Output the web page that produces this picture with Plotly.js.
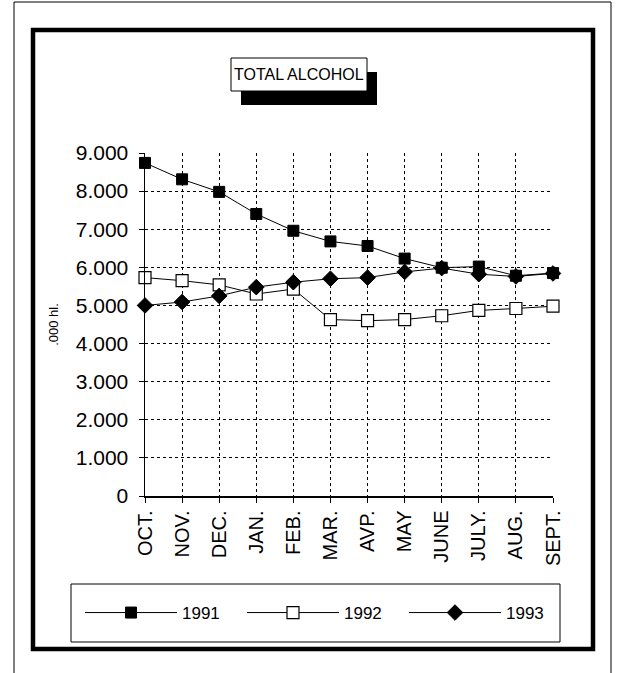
<!DOCTYPE html>
<html>
<head>
<meta charset="utf-8">
<script src="https://cdn.plot.ly/plotly-3.0.1.min.js"></script>
<style>
  html, body { margin: 0; padding: 0; background: #fff; }
  #chart { width: 625px; height: 673px; }
</style>
</head>
<body>
<div id="chart"></div>
<script>
// Monthly totals, thousand hectolitres, October to September
const months = ['OCT.', 'NOV.', 'DEC.', 'JAN.', 'FEB.', 'MAR.', 'AVP.', 'MAY', 'JUNE', 'JULY.', 'AUG.', 'SEPT.'];
const y1991 = [8740, 8310, 7980, 7400, 6960, 6680, 6560, 6230, 5990, 6020, 5780, 5850];
const y1992 = [5730, 5650, 5540, 5300, 5430, 4630, 4600, 4630, 4730, 4870, 4920, 4980];
const y1993 = [5000, 5090, 5250, 5480, 5610, 5700, 5730, 5880, 5980, 5820, 5760, 5840];
const seriesNames = ['1991', '1992', '1993'];
const yTickVals = [0, 1000, 2000, 3000, 4000, 5000, 6000, 7000, 8000, 9000];
const yTickText = ['0', '1.000', '2.000', '3.000', '4.000', '5.000', '6.000', '7.000', '8.000', '9.000'];

const W = 625, H = 673;
const M = { l: 145, r: 72, t: 153, b: 177 };
const PW = W - M.l - M.r, PH = H - M.t - M.b;
// pixel -> paper helpers for frame decorations
const px = v => (v - M.l) / PW;
const py = v => (H - M.b - v) / PH;

const FONT = 'Liberation Sans, Arial, sans-serif';
const ink = '#000';

const traces = [
  { y: y1991, name: seriesNames[0], marker: { symbol: 'square', size: 11, color: ink, line: { color: ink, width: 1 } } },
  { y: y1992, name: seriesNames[1], marker: { symbol: 'square', size: 12, color: '#fff', line: { color: ink, width: 1.2 } } },
  { y: y1993, name: seriesNames[2], marker: { symbol: 'diamond', size: 12, color: ink, line: { color: ink, width: 1 } } }
].map(t => Object.assign({
  x: months, type: 'scatter', mode: 'lines+markers',
  line: { color: ink, width: 1 }, cliponaxis: false
}, t));

const box = (x0, y0, x1, y1, extra) => Object.assign({
  type: 'rect', xref: 'paper', yref: 'paper',
  x0: px(x0), x1: px(x1), y0: py(y0), y1: py(y1)
}, extra);

// title box geometry (pixels) and drop-shadow offset
const TB = { x0: 231, x1: 367, y0: 58, y1: 91, dx: 10, dy: 14 };

const layout = {
  width: W, height: H,
  margin: M,
  paper_bgcolor: '#fff', plot_bgcolor: '#fff',
  showlegend: true,
  font: { family: FONT, color: ink },
  xaxis: {
    type: 'category', range: [0, 11],
    showgrid: true, gridcolor: ink, gridwidth: 1, griddash: 'dot',
    showline: true, linecolor: ink, linewidth: 1.5,
    ticks: 'outside', ticklen: 5, tickcolor: ink, tickwidth: 1,
    tickangle: -90, tickfont: { family: FONT, size: 20, color: ink },
    zeroline: false, fixedrange: true
  },
  yaxis: {
    range: [0, 9000], tickvals: yTickVals, ticktext: yTickText,
    showgrid: true, gridcolor: ink, gridwidth: 1, griddash: 'dot',
    showline: true, linecolor: ink, linewidth: 1.5,
    ticks: 'outside', ticklen: 5, tickcolor: ink, tickwidth: 1,
    ticklabelstandoff: 6,
    tickfont: { family: FONT, size: 21, color: ink },
    automargin: true,
    title: { text: '.000 hl.', font: { family: FONT, size: 13, color: ink }, standoff: 14 },
    zeroline: false, fixedrange: true
  },
  legend: {
    orientation: 'h', xref: 'paper', yref: 'paper',
    x: px(80), xanchor: 'left', y: py(613), yanchor: 'middle',
    font: { family: FONT, size: 17, color: ink },
    itemwidth: 92, entrywidth: 55, borderwidth: 0, bgcolor: 'rgba(0,0,0,0)',
    itemclick: false, itemdoubleclick: false
  },
  shapes: [
    // outer thin frame (open at the bottom edge)
    box(14, 2, 611, 690, { line: { color: ink, width: 1 }, layer: 'below' }),
    // heavy inner frame
    box(33, 30, 593, 649, { line: { color: ink, width: 4.5 }, layer: 'below' }),
    // legend frame
    box(71, 584, 560, 642, { line: { color: ink, width: 1 }, layer: 'below' }),
    // title drop shadow + title box
    box(TB.x0 + TB.dx, TB.y0 + TB.dy, TB.x1 + TB.dx, TB.y1 + TB.dy, { line: { width: 0 }, fillcolor: ink, layer: 'above' }),
    box(TB.x0, TB.y0, TB.x1, TB.y1, { line: { color: ink, width: 1 }, fillcolor: '#fff', layer: 'above' })
  ],
  annotations: [
    { text: 'TOTAL ALCOHOL', xref: 'paper', yref: 'paper',
      x: px((TB.x0 + TB.x1) / 2), y: py((TB.y0 + TB.y1) / 2),
      xanchor: 'center', yanchor: 'middle', showarrow: false,
      font: { family: FONT, size: 16, color: ink } }
  ]
};

Plotly.newPlot('chart', traces, layout, { displayModeBar: false, staticPlot: true });
</script>
</body>
</html>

══════════

> EXERCISE REQUIREMENTS
Repeat the listing above exactly from its first line to the line containing "dx: 10, dy: 14", both included, and omit the pictures.

> FINAL ANSWER
Output the web page that produces this picture with Plotly.js.
<!DOCTYPE html>
<html>
<head>
<meta charset="utf-8">
<script src="https://cdn.plot.ly/plotly-3.0.1.min.js"></script>
<style>
  html, body { margin: 0; padding: 0; background: #fff; }
  #chart { width: 625px; height: 673px; }
</style>
</head>
<body>
<div id="chart"></div>
<script>
// Monthly totals, thousand hectolitres, October to September
const months = ['OCT.', 'NOV.', 'DEC.', 'JAN.', 'FEB.', 'MAR.', 'AVP.', 'MAY', 'JUNE', 'JULY.', 'AUG.', 'SEPT.'];
const y1991 = [8740, 8310, 7980, 7400, 6960, 6680, 6560, 6230, 5990, 6020, 5780, 5850];
const y1992 = [5730, 5650, 5540, 5300, 5430, 4630, 4600, 4630, 4730, 4870, 4920, 4980];
const y1993 = [5000, 5090, 5250, 5480, 5610, 5700, 5730, 5880, 5980, 5820, 5760, 5840];
const seriesNames = ['1991', '1992', '1993'];
const yTickVals = [0, 1000, 2000, 3000, 4000, 5000, 6000, 7000, 8000, 9000];
const yTickText = ['0', '1.000', '2.000', '3.000', '4.000', '5.000', '6.000', '7.000', '8.000', '9.000'];

const W = 625, H = 673;
const M = { l: 145, r: 72, t: 153, b: 177 };
const PW = W - M.l - M.r, PH = H - M.t - M.b;
// pixel -> paper helpers for frame decorations
const px = v => (v - M.l) / PW;
const py = v => (H - M.b - v) / PH;

const FONT = 'Liberation Sans, Arial, sans-serif';
const ink = '#000';

const traces = [
  { y: y1991, name: seriesNames[0], marker: { symbol: 'square', size: 11, color: ink, line: { color: ink, width: 1 } } },
  { y: y1992, name: seriesNames[1], marker: { symbol: 'square', size: 12, color: '#fff', line: { color: ink, width: 1.2 } } },
  { y: y1993, name: seriesNames[2], marker: { symbol: 'diamond', size: 12, color: ink, line: { color: ink, width: 1 } } }
].map(t => Object.assign({
  x: months, type: 'scatter', mode: 'lines+markers',
  line: { color: ink, width: 1 }, cliponaxis: false
}, t));

const box = (x0, y0, x1, y1, extra) => Object.assign({
  type: 'rect', xref: 'paper', yref: 'paper',
  x0: px(x0), x1: px(x1), y0: py(y0), y1: py(y1)
}, extra);

// title box geometry (pixels) and drop-shadow offset
const TB = { x0: 231, x1: 367, y0: 58, y1: 91, dx: 10, dy: 14 };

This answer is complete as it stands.